## Stated goal
Wherever the word "matplotlib" shows up in a line, please copy that line.

## Material supplied
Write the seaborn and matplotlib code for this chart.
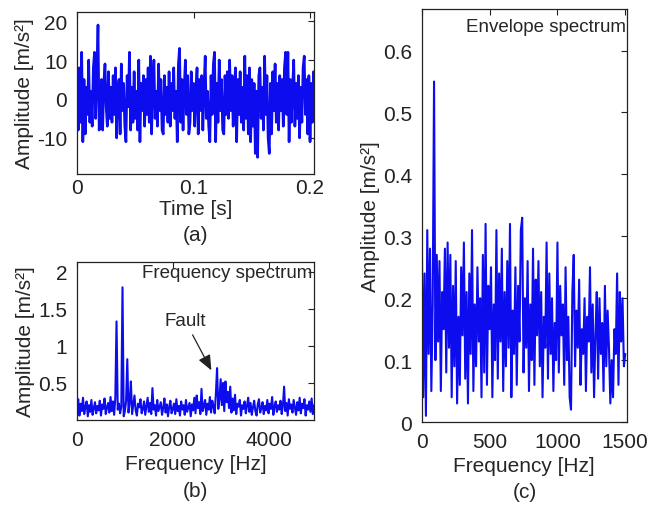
--
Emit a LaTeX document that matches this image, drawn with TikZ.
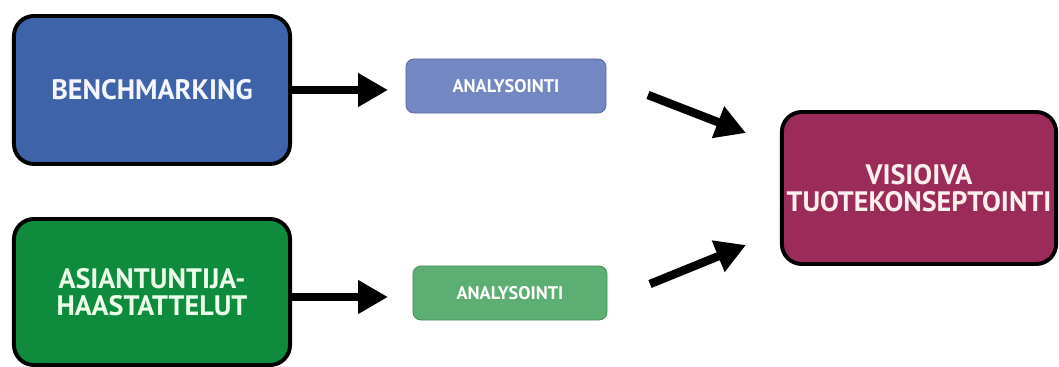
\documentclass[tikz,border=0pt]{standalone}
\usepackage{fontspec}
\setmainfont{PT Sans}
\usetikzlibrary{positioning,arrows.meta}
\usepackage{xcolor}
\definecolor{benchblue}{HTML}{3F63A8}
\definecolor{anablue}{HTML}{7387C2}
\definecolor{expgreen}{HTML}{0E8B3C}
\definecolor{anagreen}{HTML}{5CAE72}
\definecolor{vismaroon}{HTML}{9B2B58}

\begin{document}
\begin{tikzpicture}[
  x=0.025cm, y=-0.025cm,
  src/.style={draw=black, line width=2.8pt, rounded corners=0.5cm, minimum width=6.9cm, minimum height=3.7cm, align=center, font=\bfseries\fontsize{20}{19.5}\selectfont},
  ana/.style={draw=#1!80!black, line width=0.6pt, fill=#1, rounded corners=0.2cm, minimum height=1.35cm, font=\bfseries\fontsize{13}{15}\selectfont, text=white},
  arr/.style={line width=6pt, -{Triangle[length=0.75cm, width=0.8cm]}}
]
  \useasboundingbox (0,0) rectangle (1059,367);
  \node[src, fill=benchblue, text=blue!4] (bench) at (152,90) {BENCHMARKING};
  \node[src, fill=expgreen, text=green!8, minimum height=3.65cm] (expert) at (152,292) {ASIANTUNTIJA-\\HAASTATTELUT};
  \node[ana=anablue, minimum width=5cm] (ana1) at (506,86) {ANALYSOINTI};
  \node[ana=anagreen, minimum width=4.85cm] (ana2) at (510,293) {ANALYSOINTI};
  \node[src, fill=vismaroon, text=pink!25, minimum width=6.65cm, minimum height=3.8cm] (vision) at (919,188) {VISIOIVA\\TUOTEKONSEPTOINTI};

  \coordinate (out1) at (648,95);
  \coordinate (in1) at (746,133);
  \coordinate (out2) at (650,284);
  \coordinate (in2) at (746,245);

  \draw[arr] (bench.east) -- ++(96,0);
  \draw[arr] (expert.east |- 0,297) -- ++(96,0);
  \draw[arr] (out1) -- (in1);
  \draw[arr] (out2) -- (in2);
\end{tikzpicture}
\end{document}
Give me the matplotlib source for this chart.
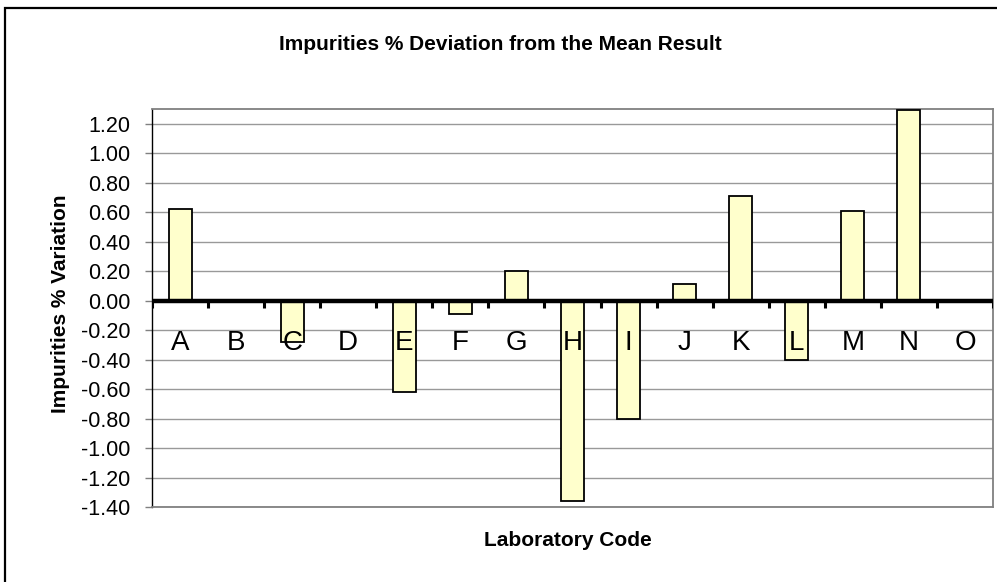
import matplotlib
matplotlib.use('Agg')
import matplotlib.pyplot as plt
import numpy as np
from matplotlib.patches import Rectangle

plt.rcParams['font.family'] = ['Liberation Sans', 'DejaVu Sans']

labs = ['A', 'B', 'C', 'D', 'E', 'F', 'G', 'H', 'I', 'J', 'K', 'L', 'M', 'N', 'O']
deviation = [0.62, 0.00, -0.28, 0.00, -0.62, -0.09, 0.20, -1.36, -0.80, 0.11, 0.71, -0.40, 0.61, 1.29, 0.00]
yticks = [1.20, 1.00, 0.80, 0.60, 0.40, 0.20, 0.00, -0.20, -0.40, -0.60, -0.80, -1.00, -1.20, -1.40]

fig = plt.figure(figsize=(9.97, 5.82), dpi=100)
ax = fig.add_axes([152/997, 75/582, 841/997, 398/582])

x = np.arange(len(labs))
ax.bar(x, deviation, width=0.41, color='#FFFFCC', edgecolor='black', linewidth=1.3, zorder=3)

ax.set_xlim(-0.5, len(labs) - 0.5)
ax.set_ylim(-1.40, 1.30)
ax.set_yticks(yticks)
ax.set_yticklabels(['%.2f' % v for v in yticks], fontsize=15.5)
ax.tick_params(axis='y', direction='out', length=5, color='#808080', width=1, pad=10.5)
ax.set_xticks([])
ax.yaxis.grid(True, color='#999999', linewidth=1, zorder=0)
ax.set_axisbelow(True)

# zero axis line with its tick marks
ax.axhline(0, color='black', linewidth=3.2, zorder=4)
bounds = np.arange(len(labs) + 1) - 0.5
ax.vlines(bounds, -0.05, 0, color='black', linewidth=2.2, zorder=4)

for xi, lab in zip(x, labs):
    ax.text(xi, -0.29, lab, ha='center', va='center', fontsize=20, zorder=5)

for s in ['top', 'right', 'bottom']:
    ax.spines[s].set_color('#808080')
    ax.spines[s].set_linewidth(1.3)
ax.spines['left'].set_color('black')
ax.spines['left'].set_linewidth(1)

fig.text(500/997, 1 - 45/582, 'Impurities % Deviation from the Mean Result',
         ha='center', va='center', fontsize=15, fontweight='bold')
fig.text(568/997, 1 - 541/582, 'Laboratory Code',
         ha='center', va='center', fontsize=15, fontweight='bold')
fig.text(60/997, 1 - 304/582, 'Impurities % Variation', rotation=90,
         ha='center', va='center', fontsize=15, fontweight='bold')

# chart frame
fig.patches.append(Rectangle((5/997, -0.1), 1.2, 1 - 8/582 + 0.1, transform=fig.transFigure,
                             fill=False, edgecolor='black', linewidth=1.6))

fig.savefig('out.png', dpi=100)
* * *
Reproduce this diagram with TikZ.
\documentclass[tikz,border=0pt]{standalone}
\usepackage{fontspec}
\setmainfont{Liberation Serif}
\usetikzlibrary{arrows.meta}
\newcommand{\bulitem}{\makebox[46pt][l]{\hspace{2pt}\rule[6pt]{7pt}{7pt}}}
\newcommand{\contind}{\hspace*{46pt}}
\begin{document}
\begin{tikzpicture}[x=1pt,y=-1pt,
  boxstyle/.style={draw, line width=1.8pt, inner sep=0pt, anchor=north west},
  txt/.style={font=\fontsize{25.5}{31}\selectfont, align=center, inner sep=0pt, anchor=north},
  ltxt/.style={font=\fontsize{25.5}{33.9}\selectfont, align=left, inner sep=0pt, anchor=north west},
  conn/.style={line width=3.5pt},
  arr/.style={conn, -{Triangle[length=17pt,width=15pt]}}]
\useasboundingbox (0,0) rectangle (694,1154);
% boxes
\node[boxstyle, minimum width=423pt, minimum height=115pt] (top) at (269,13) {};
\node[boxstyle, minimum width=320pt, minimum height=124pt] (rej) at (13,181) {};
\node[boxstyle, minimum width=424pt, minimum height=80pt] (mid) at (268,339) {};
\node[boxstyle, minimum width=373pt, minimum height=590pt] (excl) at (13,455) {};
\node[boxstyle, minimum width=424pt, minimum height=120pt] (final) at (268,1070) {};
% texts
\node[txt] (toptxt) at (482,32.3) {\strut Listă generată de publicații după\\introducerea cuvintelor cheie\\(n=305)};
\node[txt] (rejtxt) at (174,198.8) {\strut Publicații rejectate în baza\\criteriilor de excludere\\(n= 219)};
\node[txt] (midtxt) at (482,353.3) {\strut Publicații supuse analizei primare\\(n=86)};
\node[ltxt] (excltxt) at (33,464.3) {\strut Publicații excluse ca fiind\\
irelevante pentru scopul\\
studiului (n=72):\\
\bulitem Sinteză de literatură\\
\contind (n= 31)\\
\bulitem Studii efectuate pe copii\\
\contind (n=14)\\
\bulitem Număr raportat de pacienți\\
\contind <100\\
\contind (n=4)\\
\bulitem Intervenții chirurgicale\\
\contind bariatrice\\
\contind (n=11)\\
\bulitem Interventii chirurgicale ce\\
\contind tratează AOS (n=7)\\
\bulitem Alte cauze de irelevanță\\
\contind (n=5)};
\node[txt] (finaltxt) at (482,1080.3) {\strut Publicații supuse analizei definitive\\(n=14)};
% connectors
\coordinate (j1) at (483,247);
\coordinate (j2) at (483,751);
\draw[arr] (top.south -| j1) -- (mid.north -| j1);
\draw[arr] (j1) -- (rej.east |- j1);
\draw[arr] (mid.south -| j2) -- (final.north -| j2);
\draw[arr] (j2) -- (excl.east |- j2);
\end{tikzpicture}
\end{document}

## Solution for this exercise
Write the seaborn and matplotlib code for this chart.
Give me the matplotlib source for this chart.
import matplotlib
matplotlib.use('Agg')
import matplotlib.pyplot as plt
from matplotlib.patches import Rectangle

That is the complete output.